Project Practitioners > Freight, The Continuing Saga

Freight, The Continuing Saga

By Morley Selver, P.Eng IPMA B

Just to finish off the freight article from last month there are a few additional items you should be aware of that could affect your project. To summarize, I talked about the Incoterms Free On Board (FOB), Free Carriage  (FCA), and Ex-Works (EXW). These come from Incoterms (the international rules governing freight), and are the most common terms you will be working with. I also explained demurrage and how it can affect your project cost. So , what else do you need to know?

 Cash Flow Forecasting - EXW

Every month you do cash flow forecasting and your method of freight has a affect on it. When you choose to ship your goods EXW that means the final payment is due when you pick up the goods. When doing your cash flow you are always looking months out, so you should know when the goods will be picked up. Once picked up the cost is transferred to you, you will get an invoice with payment due in 30 days.  If the manufacturing is late or delivery delayed by the Vendor, then the cash flow is adjusted according to the latest shipping information you have. This means you have to expedite and do it properly, which is another story.
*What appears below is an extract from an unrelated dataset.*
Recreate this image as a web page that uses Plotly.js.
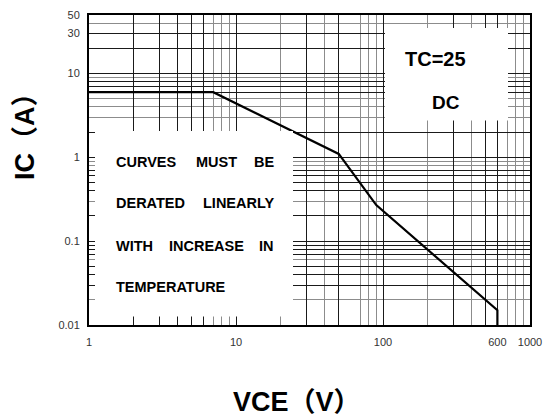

Sometimes, the on-site construction is behind and you can not accept the delivery. You may want to have the Vendor hold the goods at his location for later pickup. In this instance you will owe the Vendor the money and will have to make payment arrangements you both are happy with. Again this is noted in the cash flow documents. 

Cash Flow Forecasting - FOB / FCA

When you choose to ship FOB / FCA that means the final payment is due when the goods are delivered to you. Once they arrive, they are signed for as being good order, and you will then get an invoice for payment due in 30 days. This is then reflected in your cash flow forecast. Again, you have to know when the goods will be ready to ship, but you also have to know how long it will take to get to you. For highway transportation, there is the problem of the highway infrastructure. After the collapse of the Interstate bridge in Minneapolis a few years ago, oversize loads are not allowed on some Interstate bridges. This is something you have to check. On one project we did, we had to ship an four oversize loads from Houston TX to the Pacific Northwest. We bought the equipment before the bridge collapsed and it was shipped after the bridge collapsed. The equipment delivery was to be 8 days, however it turned out to be 18 days. We tracked the journey on the Internet, and the trucks were on backroads the whole way. They had to get oversize load permits for each state and the backroads were all the states would allow them to travel on.  

End Of The Year

Every industry and company I have worked for goes through the year end cash flow shuffle. They may be trying to spend money this year or trying to drag spending out to next year in order to pay or not to pay the bill. You have to be concerned about paying the bill before the end of the year. Usually sometime in November management starts thinking of how to spend the money and the panic ramps up as the end of the year approaches.  Some companies only require the equipment to be shipped before the end of the year while others require the goods to be on site by the end of the year.  You have to find out what applies to you. You only want to get involved in this cash flow shuffle if your goods are almost ready to ship.  If it only has to be shipped by the end of the year, then it should be shipped in finished condition. If the goods have to be on site by the end of the year, then the process gets tricky. Don’t rush the manufacture of the goods and expedite continuously until shipped.

Anybody Available?

In operating facilities, it is usually an on-site contractor who will unload large pieces of equipment for you. The contractors will normally shut down from just before Christmas and not start up again until the new year. So, here you are trying to get a large piece of equipment shipped to site and you don’t know if there will be anyone there to unload it. Sometimes the contractor will keep a skeleton crew on over the holidays, but you have to coordinate with them to get your goods offloaded. Don’t leave the coordination until the end as it won’t work out. Keep in mind that during this time frame, it is winter in a large part of North America and driving conditions are not the best. You have to track the shipment daily to make sure it gets to you in sufficient time. If you miss the time slot and can’t unload, you get to pay demurrage as the goods will sit there for several days before it can be unloaded.  If you are going to do this do not shoot for 5 pm on December 31, give yourself a couple of days in case something goes wrong with the shipment. This takes coordination and if you miss it can be costly to your project. Plus management will not be happy.